8. O assistente MS… é catequista há 43 anos.
9. Os assistentes sentiram-se emocionalmente abalados e vexados.
10. Os assistentes deslocaram-se por duas vezes à GNR de Alvaiázere, três ao advogado e pelo menos uma vez ao Tribunal.
Mais se provou que:
11. Os arguidos são reformados, auferindo cada um a título de pensão de reforma quantia não concretamente apurada mas não inferior a €100.
12. Os arguidos vivem em casa própria.
13. Ao arguido JF... são desconhecidos antecedentes criminais, constando do seu CRC de fls 135 que as não tem.

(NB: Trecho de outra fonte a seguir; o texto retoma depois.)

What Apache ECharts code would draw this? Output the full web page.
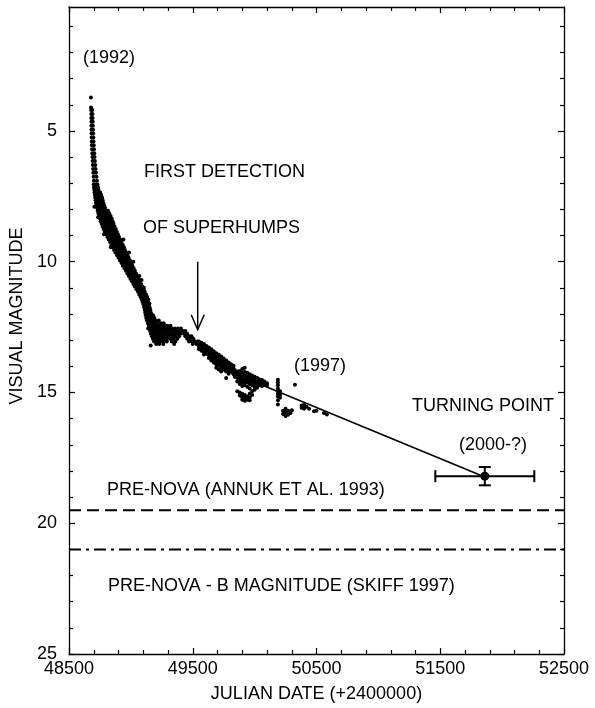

14. À arguida ZB… são desconhecidos antecedentes criminais, constando do seu CRC de fls 135 que as não tem.
Factos não provados
De resto, não se provaram quaisquer outros factos, designadamente:
1. Que os arguidos tivessem agido de forma livre, deliberada e consciente, com o propósito conseguido de ofender os assistentes na sua honra e consideração, bem sabendo que tal conduta era proibida e punida por lei.
2. Que nas deslocações referidas em 10 dos factos provados, os assistentes tenham despendido a quantia de €200.
Motivação:
O Tribunal formou a sua convicção com base na análise, crítica e global, de toda a prova produzida em audiência, bem como da que consta dos autos, com recurso a juízos de experiência comum, nos termos do art.º 127º do Código de Processo Penal.
O tribunal fundou a sua convicção, socorrendo-se das declarações que foram prestadas pelos assistentes, MS… e DM.. que relataram de forma objectiva os factos descritos na acusação.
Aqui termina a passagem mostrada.